## Problem requirements
Only the lines from the first one through the line with "(upptip) at (370,237);" should be printed, exactly as they appear.

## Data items
▼
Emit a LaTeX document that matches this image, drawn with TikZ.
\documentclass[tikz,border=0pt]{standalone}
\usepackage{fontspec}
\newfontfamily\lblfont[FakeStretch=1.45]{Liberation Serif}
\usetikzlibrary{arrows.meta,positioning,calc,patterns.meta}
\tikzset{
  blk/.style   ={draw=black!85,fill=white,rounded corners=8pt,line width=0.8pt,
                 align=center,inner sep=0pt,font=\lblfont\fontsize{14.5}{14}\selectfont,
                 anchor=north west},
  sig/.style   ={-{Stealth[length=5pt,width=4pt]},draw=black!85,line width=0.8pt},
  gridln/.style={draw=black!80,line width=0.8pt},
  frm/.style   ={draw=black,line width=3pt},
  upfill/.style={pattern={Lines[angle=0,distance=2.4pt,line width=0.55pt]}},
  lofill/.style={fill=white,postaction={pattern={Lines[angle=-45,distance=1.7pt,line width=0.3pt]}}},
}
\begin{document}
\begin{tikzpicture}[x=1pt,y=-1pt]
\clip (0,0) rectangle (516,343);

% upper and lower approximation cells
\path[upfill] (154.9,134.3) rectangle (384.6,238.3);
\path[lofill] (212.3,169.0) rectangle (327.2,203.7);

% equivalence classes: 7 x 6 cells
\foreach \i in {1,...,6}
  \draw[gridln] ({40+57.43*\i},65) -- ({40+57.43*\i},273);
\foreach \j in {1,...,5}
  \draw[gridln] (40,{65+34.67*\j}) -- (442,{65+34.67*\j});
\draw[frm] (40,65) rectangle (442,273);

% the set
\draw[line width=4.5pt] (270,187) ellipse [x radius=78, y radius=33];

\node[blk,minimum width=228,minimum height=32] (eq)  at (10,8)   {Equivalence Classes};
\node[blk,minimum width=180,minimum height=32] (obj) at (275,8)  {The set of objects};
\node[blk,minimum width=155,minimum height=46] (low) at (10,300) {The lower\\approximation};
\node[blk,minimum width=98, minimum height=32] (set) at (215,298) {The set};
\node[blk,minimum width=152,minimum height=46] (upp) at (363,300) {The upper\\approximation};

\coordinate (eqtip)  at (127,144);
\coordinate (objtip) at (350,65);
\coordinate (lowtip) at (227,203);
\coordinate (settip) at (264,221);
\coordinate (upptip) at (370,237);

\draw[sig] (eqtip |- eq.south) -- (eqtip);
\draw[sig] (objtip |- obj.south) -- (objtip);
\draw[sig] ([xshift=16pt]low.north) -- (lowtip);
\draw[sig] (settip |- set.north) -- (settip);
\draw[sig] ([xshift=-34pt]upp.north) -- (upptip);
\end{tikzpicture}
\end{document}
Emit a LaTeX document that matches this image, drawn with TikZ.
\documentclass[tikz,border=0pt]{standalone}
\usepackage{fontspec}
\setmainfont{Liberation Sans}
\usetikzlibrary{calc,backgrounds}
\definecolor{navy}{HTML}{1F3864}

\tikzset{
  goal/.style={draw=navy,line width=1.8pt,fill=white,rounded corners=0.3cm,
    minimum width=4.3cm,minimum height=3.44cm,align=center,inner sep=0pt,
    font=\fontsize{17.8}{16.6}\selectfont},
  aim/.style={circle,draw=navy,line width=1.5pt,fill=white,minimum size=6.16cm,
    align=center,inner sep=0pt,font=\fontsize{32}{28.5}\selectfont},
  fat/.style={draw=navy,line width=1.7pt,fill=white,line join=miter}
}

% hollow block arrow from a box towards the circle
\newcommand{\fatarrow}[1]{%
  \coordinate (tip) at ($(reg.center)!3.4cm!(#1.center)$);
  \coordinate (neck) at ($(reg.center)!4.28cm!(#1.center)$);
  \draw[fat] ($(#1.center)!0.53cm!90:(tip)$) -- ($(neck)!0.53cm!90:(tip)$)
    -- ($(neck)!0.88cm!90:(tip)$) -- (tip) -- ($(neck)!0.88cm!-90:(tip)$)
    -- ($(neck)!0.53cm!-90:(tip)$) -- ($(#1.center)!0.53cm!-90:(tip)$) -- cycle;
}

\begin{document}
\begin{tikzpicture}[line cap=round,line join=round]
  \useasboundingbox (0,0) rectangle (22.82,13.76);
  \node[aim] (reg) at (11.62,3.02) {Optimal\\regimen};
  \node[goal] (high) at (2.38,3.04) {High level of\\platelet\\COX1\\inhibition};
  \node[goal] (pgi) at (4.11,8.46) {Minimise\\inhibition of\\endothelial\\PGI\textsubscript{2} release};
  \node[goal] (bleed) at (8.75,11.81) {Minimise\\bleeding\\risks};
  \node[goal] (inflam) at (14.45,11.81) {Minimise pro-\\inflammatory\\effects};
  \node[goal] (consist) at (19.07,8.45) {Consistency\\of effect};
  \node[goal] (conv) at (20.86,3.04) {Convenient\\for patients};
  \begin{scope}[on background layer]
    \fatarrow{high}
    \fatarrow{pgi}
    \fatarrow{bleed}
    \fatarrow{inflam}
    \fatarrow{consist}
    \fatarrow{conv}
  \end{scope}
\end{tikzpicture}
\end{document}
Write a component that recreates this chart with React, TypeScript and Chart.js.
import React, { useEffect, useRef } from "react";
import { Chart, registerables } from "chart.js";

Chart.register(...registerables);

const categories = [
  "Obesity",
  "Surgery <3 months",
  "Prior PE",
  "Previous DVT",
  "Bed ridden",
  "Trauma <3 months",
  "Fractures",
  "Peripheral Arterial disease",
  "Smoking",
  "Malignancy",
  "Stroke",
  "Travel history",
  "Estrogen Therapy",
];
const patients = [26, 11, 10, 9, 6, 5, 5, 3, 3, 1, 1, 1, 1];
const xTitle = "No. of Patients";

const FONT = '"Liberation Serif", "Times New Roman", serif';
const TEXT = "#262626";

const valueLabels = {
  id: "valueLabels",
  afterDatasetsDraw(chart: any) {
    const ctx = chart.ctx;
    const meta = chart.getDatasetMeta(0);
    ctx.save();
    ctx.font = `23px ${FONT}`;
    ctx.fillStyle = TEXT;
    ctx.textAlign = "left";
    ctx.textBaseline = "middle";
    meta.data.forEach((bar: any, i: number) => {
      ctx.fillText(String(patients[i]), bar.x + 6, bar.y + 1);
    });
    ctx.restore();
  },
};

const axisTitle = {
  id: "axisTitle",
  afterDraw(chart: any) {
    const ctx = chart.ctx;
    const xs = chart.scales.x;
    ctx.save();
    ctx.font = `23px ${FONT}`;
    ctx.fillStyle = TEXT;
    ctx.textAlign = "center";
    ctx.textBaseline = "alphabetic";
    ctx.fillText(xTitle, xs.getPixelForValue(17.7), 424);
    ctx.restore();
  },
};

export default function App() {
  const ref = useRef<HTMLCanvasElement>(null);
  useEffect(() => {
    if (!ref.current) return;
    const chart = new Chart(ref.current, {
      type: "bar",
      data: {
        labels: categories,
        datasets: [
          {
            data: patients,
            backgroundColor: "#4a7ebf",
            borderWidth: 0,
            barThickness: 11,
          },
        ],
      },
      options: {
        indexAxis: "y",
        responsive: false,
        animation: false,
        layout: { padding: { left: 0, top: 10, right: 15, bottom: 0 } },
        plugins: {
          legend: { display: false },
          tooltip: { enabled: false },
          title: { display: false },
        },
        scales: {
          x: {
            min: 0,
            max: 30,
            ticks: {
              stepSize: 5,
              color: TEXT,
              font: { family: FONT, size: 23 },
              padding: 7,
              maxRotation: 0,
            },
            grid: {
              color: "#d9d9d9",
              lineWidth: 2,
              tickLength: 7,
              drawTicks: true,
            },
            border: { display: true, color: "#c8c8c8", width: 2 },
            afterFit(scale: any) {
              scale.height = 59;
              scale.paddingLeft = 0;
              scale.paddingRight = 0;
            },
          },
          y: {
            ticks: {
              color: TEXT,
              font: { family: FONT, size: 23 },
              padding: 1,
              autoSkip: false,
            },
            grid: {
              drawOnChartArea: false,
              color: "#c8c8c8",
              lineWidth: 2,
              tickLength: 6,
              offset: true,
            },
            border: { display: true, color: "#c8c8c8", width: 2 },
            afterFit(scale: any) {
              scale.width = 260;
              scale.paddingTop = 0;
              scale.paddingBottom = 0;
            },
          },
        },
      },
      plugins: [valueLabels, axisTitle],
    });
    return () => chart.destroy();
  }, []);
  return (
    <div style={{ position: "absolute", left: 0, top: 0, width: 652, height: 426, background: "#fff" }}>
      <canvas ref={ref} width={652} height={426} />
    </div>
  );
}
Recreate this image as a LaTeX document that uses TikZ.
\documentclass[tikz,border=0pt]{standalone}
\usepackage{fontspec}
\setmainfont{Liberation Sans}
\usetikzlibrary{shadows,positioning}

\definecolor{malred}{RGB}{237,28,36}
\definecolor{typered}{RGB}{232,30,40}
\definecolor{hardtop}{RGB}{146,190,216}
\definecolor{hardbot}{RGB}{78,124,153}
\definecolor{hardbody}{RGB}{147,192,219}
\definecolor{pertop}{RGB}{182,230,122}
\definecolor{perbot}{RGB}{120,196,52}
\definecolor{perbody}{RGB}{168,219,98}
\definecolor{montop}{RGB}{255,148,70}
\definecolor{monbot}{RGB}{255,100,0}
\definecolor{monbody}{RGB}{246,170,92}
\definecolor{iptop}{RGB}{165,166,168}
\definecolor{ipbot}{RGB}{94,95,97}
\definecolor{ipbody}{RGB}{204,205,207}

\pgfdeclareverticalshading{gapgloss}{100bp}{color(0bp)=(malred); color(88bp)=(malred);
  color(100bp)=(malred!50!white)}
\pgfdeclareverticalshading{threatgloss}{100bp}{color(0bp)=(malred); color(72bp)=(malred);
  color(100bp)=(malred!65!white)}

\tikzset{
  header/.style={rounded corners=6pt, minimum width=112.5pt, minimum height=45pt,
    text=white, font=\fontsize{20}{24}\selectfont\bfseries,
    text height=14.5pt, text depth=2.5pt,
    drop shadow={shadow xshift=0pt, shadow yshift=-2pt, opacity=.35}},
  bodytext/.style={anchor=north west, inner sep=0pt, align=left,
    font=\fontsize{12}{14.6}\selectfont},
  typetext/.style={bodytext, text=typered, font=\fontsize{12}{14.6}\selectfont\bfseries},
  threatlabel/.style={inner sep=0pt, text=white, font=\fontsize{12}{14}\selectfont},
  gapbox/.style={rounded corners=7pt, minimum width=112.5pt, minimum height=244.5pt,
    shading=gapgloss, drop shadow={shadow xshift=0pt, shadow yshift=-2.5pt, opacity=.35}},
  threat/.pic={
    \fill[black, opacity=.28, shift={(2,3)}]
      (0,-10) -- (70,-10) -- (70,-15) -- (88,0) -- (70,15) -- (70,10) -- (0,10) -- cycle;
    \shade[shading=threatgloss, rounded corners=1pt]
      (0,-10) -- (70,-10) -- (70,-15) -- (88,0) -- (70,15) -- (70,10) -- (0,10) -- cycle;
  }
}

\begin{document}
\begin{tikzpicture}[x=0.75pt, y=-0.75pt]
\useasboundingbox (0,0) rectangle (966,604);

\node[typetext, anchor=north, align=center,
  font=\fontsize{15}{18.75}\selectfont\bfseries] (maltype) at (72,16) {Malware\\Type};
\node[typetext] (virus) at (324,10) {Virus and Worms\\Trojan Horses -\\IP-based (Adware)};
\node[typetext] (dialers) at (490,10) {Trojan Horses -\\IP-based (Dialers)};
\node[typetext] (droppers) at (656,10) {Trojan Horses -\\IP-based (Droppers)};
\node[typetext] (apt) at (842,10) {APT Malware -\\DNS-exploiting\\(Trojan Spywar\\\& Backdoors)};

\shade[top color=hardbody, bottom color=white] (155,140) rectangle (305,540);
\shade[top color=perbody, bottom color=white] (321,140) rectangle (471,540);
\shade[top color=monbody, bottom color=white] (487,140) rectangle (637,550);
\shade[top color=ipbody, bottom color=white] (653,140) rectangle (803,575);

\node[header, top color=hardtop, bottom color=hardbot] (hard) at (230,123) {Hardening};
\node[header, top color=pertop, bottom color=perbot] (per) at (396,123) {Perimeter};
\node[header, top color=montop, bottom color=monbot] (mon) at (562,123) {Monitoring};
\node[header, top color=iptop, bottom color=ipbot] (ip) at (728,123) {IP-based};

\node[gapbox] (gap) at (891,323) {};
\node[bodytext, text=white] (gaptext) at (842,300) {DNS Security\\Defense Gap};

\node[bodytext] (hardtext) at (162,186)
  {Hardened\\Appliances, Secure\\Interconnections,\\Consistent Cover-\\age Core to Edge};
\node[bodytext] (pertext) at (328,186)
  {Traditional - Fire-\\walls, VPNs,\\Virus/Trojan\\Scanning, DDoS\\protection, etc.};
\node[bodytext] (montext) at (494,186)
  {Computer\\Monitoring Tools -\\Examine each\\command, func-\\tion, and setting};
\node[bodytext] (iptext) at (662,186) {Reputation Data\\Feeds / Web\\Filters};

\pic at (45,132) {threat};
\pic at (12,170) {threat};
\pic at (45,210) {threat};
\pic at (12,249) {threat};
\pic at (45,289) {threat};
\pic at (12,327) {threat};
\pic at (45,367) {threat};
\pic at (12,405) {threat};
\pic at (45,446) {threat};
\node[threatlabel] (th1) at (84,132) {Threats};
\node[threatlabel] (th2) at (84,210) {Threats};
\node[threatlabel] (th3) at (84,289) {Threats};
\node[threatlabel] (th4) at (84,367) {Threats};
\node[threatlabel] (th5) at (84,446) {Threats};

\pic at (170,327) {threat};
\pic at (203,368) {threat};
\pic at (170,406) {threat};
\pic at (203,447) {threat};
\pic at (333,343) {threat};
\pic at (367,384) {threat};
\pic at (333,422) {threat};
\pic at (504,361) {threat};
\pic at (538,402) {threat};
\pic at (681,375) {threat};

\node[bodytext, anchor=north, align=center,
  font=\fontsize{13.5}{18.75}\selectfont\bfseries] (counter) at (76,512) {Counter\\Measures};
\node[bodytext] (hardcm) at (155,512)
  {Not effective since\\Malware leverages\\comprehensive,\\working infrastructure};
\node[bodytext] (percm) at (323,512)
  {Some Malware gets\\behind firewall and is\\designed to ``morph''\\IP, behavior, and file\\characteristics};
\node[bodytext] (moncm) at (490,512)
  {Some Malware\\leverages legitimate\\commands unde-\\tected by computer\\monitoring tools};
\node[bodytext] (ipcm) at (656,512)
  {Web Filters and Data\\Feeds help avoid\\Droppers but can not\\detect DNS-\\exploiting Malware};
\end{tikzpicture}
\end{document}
▲
## Output for this task
Emit a LaTeX document that matches this image, drawn with TikZ.
\documentclass[tikz,border=0pt]{standalone}
\usepackage{fontspec}
\newfontfamily\lblfont[FakeStretch=1.45]{Liberation Serif}
\usetikzlibrary{arrows.meta,positioning,calc,patterns.meta}
\tikzset{
  blk/.style   ={draw=black!85,fill=white,rounded corners=8pt,line width=0.8pt,
                 align=center,inner sep=0pt,font=\lblfont\fontsize{14.5}{14}\selectfont,
                 anchor=north west},
  sig/.style   ={-{Stealth[length=5pt,width=4pt]},draw=black!85,line width=0.8pt},
  gridln/.style={draw=black!80,line width=0.8pt},
  frm/.style   ={draw=black,line width=3pt},
  upfill/.style={pattern={Lines[angle=0,distance=2.4pt,line width=0.55pt]}},
  lofill/.style={fill=white,postaction={pattern={Lines[angle=-45,distance=1.7pt,line width=0.3pt]}}},
}
\begin{document}
\begin{tikzpicture}[x=1pt,y=-1pt]
\clip (0,0) rectangle (516,343);

% upper and lower approximation cells
\path[upfill] (154.9,134.3) rectangle (384.6,238.3);
\path[lofill] (212.3,169.0) rectangle (327.2,203.7);

% equivalence classes: 7 x 6 cells
\foreach \i in {1,...,6}
  \draw[gridln] ({40+57.43*\i},65) -- ({40+57.43*\i},273);
\foreach \j in {1,...,5}
  \draw[gridln] (40,{65+34.67*\j}) -- (442,{65+34.67*\j});
\draw[frm] (40,65) rectangle (442,273);

% the set
\draw[line width=4.5pt] (270,187) ellipse [x radius=78, y radius=33];

\node[blk,minimum width=228,minimum height=32] (eq)  at (10,8)   {Equivalence Classes};
\node[blk,minimum width=180,minimum height=32] (obj) at (275,8)  {The set of objects};
\node[blk,minimum width=155,minimum height=46] (low) at (10,300) {The lower\\approximation};
\node[blk,minimum width=98, minimum height=32] (set) at (215,298) {The set};
\node[blk,minimum width=152,minimum height=46] (upp) at (363,300) {The upper\\approximation};

\coordinate (eqtip)  at (127,144);
\coordinate (objtip) at (350,65);
\coordinate (lowtip) at (227,203);
\coordinate (settip) at (264,221);
\coordinate (upptip) at (370,237);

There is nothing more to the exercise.